Cassazione, 17 dicembre 2009, n. 48308 Morte dell’imputato, fine del rapporto processuale vanifica anche per il risarcimento alla parte civile

Sentenza scelta dal dott. Domenico Cirasole

Osserva

Il 25 marzo 2005 il Tribunale di Firenze assolveva P. A. dall’imputazione di cui all’art. 590 c.p., secondo e terzo comma, in danno di M. P..

Avverso tale decisione proponeva rituale gravame la parte civile e la Corte di Appello di Firenze, con la sentenza indicata in epigrafe, confermava la decisione del primo giudice.

Ha proposto ricorso per cassazione la parte civile, con specifico ed esclusivo riferimento ai capi e punti escludenti la responsabilità civile dell’imputato nonché quelli concernenti la condanna della stessa parte civile al pagamento delle spese processuali.

Deve preliminarmente, ed assorbentemente, rilevarsi che nelle more del procedimento l’imputato P. A. è deceduto, come risulta da certificazione in atti.

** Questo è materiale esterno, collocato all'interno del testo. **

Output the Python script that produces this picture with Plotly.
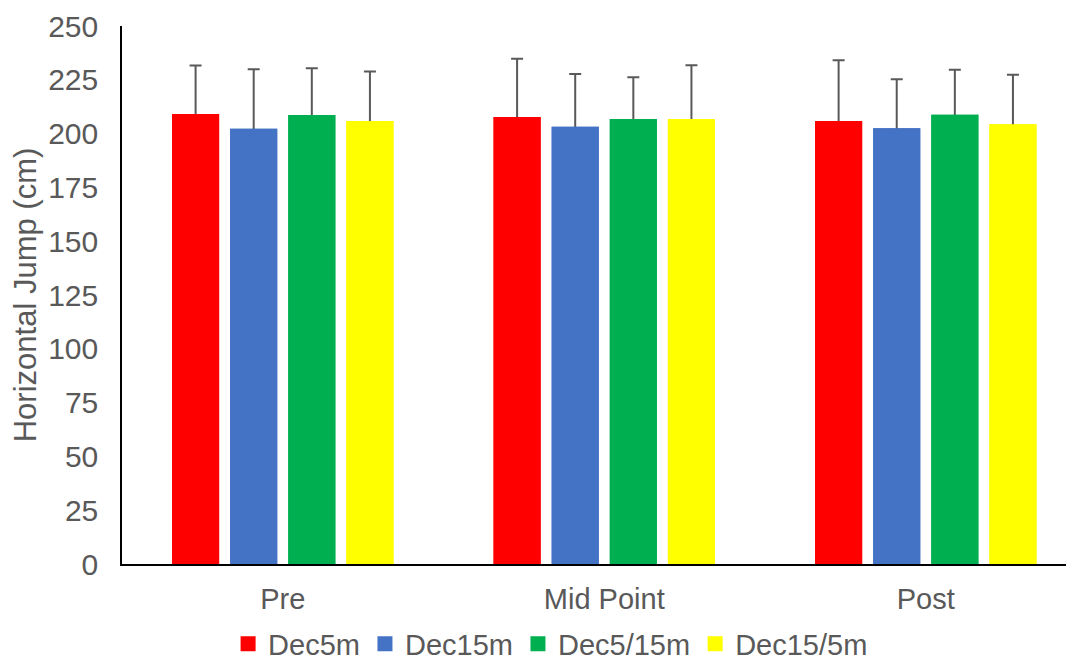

“In tema di azione civile esercitata nel processo penale, deve ritenersi che la morte dell’imputato, intervenuta prima del passaggio in giudicato della sentenza, comporta la cessazione, unitamente al rapporto processuale penale, anche di quello civile inserito nel processo penale” (in termini, Sez. 4ª, n. 58/2001, in CED Rv. 219149): la esistenza e permanenza in vita dell’imputato, difatti, costituisce il presupposto processuale della sentenza e della sussistenza del rapporto processuale anche civilistico, essendo certamente inapplicabili in sede penale gli istituti civilistici della successione nel processo (art. 110 c.p.c.), della interruzione del processo (artt. 299 e ss. c.p.c.) e della sua estinzione (artt. 307 e ss. c.p.c.); cessando, quindi, ogni rapporto processuale nei confronti dell’imputato nel processo penale (per il suo venir fisicamente meno), viene a cessare anche quell’elemento di collegamento che consentiva di far accedere a quello il rapporto processuale civile nei suoi confronti; conseguenza, questa, che esplica i suoi effetti anche nei confronti del responsabile civile, atteso che la posizione di questo (soggetto che, a norma delle leggi civili, deve rispondere per il fatto dell’imputato: art. 185 c.p.; “responsabile civile per il fatto dell’imputato”: art. 83 c.p.p., comma 1) è intimamente connessa e collegata a quella dell’imputato: in tal senso cfr., ex plurimis: Sez. 6, n. 16812 del 25/09/1988 Ud. (dep. 30/11/1989) Rv. 182716; Sez. 6, n. 2071 del 16/12/1995 Ud. (dep. 23/02/1996) Rv. 204154.

La intervenuta morte dell’imputato, dunque, comportando la cessazione del rapporto processuale secondo quanto testé precisato, determina, per tale sopravvenuta causa, la inammissibilità del gravame, che deve, perciò, essere dichiarata. Nulla v’è da statuire sulle spese, giacché, qualora la causa di inammissibilità sopraggiunga alla rituale proposizione del gravame, alla dichiarazione di inammissibilità non consegue la condanna del ricorrente né alle spese del procedimento, né al pagamento della sanzione pecuniaria alla cassa delle ammende (cfr. Cass., Sez. Un., 9 ottobre 1996, n. 20, ric. Vitale; id., Sez. Un., 25 giugno 1997, n. 7, ric. Chiappetta e altro; id., Sez. Un., 14 luglio 2004, n. 31524, ric. Litteri; id., Sez. Un. 15 dicembre 2004, n. 49283, ric. Novella).

P.Q.M.

Dichiara inammissibile il ricorso per sopravvenuta carenza di interesse.

Testo non ufficiale. La sola stampa del bollettino ufficiale ha carattere legale.